• **DATA TO PROCESS**

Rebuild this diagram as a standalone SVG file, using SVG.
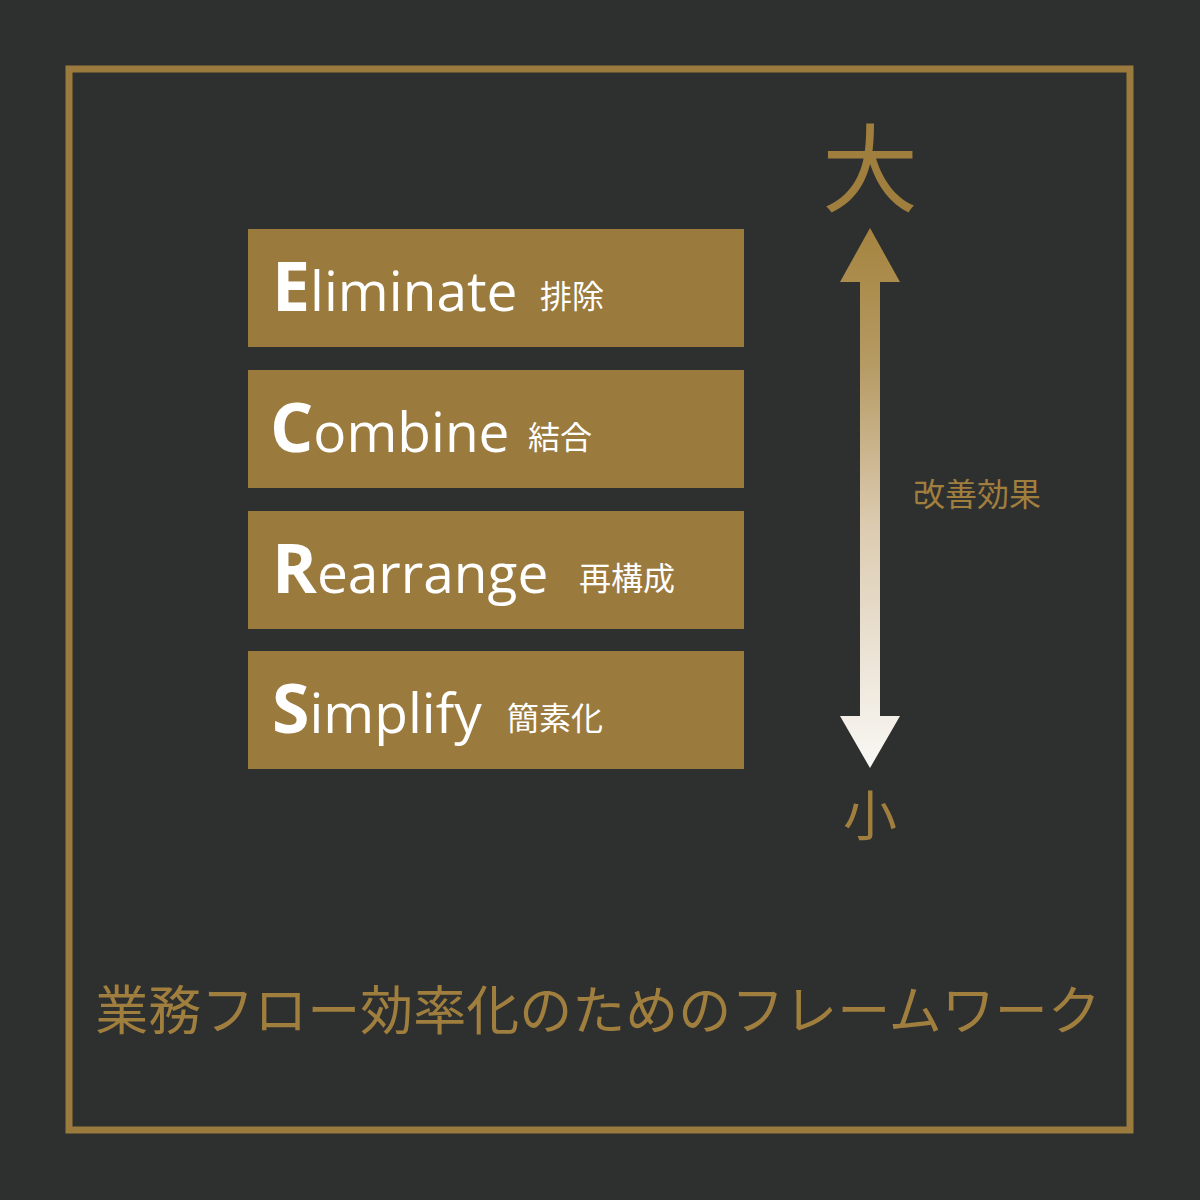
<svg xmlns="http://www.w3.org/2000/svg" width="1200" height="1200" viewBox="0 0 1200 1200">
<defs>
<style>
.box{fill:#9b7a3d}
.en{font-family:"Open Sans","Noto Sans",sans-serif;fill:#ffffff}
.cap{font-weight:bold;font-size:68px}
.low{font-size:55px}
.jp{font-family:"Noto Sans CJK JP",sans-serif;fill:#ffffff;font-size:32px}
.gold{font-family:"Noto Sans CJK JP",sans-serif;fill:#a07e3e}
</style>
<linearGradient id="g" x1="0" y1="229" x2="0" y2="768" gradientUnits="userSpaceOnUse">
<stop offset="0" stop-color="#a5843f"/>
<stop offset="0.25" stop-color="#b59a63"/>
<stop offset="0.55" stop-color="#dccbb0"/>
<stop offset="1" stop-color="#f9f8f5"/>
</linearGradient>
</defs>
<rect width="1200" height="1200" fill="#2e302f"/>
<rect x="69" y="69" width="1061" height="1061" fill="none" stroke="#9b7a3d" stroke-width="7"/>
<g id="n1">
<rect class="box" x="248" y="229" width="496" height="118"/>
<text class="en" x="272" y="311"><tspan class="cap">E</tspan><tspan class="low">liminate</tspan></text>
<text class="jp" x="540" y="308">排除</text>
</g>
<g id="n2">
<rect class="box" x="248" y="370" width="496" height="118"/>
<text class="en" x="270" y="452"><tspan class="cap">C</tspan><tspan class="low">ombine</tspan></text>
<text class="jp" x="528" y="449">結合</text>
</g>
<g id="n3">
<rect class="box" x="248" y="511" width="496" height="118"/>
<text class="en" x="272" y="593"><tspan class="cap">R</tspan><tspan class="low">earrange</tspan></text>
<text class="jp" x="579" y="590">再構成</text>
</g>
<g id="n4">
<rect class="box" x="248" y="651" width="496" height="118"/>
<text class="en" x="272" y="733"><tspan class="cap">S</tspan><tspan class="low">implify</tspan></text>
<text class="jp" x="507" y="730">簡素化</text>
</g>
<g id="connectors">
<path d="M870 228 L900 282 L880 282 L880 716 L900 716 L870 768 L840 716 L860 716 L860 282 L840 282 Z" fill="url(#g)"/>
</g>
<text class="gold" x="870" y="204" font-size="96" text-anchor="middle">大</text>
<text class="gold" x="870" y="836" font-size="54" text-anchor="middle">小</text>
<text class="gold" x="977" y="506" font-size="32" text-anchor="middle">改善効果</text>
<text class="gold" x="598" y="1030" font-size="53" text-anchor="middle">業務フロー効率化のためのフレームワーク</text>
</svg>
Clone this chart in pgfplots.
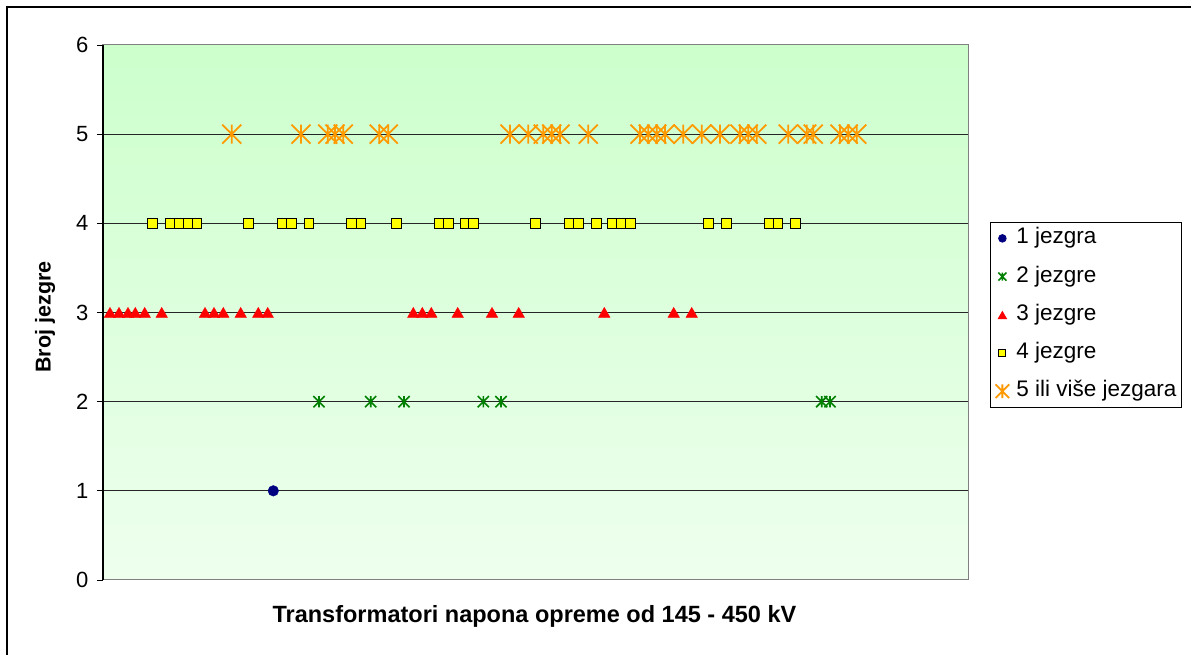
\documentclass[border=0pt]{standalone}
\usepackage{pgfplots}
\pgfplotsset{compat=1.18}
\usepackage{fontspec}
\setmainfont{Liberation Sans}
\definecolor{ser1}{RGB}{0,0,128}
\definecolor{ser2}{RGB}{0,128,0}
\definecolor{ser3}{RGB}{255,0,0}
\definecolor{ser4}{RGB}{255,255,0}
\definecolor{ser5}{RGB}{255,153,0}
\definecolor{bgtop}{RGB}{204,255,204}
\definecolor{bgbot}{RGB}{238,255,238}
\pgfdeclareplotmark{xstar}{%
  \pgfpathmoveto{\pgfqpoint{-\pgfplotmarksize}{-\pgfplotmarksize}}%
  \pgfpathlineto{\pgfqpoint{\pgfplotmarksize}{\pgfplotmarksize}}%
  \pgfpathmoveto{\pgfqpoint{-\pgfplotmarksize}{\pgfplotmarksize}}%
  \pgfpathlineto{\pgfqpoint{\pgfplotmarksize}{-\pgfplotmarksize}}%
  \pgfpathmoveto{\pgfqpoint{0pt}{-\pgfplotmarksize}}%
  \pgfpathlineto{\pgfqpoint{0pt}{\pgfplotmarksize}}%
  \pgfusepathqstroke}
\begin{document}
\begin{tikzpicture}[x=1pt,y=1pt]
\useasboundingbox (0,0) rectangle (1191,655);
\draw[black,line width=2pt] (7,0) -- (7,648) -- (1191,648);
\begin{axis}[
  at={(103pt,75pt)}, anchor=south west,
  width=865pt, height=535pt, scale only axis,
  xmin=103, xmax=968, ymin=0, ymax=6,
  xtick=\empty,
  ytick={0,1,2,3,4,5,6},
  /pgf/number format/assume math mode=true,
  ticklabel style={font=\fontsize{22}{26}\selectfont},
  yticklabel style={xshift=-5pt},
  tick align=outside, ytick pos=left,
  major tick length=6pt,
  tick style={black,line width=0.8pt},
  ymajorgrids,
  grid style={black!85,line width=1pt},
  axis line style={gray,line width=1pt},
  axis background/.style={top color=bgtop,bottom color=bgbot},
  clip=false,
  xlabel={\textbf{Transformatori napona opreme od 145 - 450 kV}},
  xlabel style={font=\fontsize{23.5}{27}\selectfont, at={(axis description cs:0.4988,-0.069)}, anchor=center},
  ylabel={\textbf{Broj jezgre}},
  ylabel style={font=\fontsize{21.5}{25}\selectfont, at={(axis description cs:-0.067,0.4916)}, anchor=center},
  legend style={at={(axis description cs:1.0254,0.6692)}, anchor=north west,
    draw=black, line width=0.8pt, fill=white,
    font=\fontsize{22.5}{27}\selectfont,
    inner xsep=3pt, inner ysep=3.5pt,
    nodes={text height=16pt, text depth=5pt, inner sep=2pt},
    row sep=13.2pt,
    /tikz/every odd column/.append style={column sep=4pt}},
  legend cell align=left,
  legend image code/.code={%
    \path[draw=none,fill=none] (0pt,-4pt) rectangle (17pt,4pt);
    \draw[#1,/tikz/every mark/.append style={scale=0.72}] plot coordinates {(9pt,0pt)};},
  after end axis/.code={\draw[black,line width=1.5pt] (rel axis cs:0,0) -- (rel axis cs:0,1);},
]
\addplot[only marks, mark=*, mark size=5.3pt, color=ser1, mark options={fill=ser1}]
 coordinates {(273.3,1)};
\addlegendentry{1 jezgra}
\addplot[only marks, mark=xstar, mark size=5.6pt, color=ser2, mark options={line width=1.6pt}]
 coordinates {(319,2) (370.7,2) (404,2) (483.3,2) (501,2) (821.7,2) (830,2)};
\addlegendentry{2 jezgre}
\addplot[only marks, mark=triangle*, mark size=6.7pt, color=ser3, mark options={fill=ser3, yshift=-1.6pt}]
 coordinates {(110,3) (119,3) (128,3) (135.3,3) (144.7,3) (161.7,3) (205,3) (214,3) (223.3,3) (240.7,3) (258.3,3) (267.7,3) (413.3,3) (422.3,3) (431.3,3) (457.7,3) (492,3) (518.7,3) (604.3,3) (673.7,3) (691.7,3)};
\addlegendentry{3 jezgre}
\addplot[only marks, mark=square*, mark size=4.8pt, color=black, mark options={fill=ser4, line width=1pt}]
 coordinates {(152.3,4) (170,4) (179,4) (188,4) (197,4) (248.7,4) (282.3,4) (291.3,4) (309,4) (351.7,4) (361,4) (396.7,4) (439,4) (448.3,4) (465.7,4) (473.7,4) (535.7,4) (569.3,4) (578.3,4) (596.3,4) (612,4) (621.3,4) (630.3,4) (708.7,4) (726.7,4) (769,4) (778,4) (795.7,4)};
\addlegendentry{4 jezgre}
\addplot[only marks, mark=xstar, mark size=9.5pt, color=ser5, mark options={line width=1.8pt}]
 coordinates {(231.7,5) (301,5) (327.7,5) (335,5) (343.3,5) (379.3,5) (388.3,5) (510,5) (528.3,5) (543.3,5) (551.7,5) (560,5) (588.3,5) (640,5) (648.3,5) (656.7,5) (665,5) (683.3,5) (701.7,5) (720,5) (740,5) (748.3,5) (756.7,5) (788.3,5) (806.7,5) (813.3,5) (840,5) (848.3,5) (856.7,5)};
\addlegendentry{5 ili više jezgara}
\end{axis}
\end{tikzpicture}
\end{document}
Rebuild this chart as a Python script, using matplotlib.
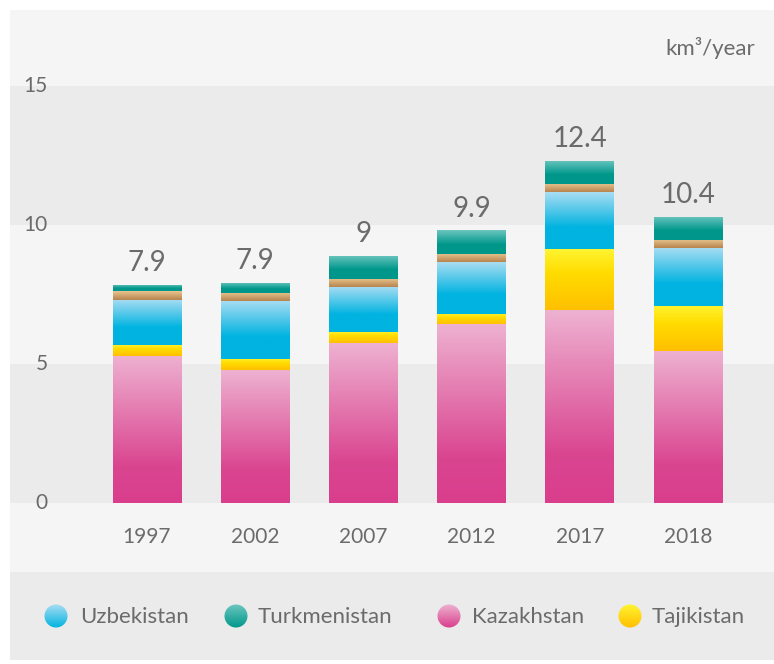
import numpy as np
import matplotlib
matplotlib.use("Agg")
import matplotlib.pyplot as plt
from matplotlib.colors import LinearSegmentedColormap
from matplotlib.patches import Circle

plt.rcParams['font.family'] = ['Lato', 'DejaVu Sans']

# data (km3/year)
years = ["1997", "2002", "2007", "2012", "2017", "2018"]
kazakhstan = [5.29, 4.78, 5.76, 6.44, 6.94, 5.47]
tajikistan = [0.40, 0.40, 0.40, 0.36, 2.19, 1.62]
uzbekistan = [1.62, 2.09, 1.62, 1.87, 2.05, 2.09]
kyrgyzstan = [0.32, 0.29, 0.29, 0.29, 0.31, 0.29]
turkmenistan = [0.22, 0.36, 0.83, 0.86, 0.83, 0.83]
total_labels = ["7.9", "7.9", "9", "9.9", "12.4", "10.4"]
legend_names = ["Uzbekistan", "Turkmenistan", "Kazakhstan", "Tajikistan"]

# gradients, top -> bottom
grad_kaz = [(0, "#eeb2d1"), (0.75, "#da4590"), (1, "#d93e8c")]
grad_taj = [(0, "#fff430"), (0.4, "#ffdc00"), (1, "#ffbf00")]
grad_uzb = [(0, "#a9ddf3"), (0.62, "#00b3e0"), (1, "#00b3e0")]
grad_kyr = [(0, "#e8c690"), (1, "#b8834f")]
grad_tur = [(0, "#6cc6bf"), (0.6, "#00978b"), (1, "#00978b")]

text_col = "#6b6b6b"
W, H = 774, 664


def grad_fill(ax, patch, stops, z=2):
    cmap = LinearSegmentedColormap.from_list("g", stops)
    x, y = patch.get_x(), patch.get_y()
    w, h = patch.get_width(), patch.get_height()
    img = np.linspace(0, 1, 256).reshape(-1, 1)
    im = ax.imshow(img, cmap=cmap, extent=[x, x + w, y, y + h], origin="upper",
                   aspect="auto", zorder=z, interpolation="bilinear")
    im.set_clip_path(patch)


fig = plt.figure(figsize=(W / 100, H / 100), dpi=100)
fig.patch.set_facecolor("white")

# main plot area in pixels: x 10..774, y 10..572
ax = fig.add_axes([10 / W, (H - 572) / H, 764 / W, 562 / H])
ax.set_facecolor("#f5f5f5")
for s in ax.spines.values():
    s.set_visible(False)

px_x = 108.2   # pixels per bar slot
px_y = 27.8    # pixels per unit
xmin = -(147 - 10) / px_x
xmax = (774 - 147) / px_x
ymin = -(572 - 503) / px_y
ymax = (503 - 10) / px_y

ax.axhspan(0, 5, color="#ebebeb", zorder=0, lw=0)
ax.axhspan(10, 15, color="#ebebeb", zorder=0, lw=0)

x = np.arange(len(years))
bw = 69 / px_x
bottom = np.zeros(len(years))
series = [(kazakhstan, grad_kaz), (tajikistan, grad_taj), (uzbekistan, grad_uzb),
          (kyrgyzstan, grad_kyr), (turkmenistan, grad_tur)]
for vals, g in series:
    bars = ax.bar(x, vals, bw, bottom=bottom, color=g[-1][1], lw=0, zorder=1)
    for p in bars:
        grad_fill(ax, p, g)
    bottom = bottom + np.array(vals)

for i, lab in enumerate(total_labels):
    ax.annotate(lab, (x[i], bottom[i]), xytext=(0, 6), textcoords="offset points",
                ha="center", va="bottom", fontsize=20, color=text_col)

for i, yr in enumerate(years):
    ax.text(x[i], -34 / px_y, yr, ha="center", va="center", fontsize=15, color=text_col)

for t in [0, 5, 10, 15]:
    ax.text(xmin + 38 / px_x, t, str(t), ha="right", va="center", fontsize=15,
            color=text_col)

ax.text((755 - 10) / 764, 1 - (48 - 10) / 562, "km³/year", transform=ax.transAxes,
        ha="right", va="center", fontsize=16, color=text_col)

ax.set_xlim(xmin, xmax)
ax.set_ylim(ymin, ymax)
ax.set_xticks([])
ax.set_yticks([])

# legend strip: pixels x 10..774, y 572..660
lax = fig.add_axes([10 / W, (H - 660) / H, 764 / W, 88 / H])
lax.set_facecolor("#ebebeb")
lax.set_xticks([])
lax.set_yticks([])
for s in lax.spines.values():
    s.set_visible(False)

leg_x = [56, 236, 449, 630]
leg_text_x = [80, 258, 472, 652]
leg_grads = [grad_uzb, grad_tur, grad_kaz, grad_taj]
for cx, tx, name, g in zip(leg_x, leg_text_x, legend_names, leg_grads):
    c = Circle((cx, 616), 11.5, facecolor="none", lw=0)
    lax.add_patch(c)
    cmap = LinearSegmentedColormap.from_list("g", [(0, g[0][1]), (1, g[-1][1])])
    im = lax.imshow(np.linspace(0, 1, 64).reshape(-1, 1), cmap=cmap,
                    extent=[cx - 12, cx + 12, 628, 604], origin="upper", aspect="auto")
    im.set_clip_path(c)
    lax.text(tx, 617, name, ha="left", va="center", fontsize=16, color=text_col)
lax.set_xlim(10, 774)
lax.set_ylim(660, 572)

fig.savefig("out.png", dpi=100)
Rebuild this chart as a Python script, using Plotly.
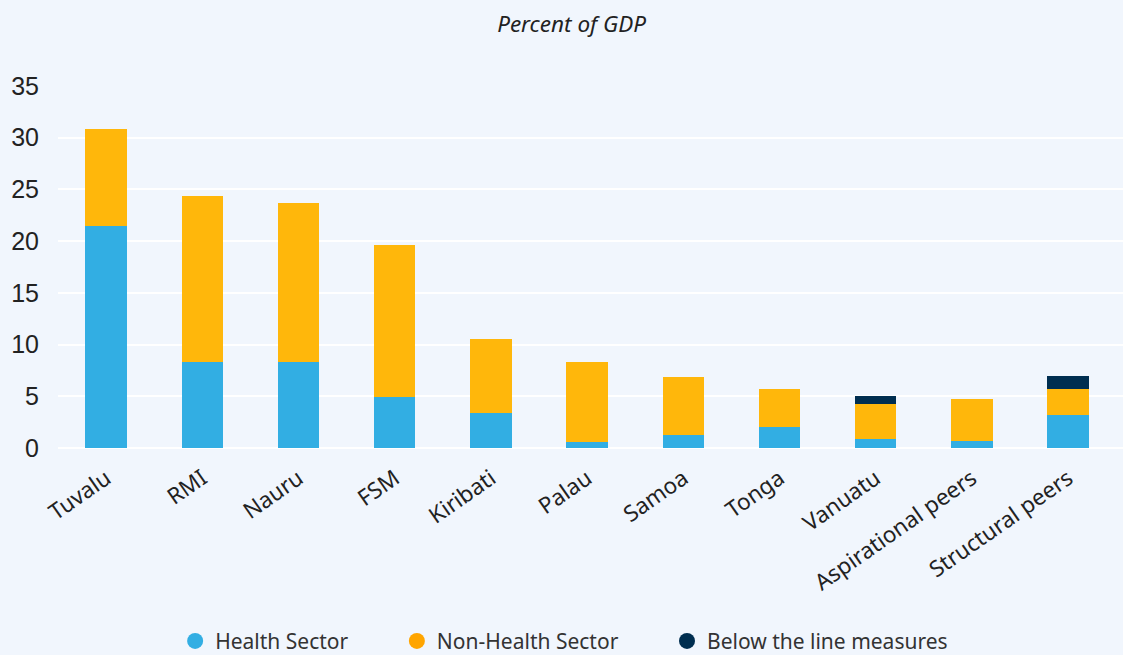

• **AIM OF THE TASK**
Give only the lines from the one with "Rebuild this chart as a Python script, using matplotlib." to the one with "plt.rcParams['font.family'] = ['Lato', 'DejaVu", both included, again and exactly; leave the images out.

• **SOLVED EXERCISE**
Rebuild this chart as a Python script, using matplotlib.
import numpy as np
import matplotlib
matplotlib.use("Agg")
import matplotlib.pyplot as plt
from matplotlib.colors import LinearSegmentedColormap
from matplotlib.patches import Circle

plt.rcParams['font.family'] = ['Lato', 'DejaVu Sans']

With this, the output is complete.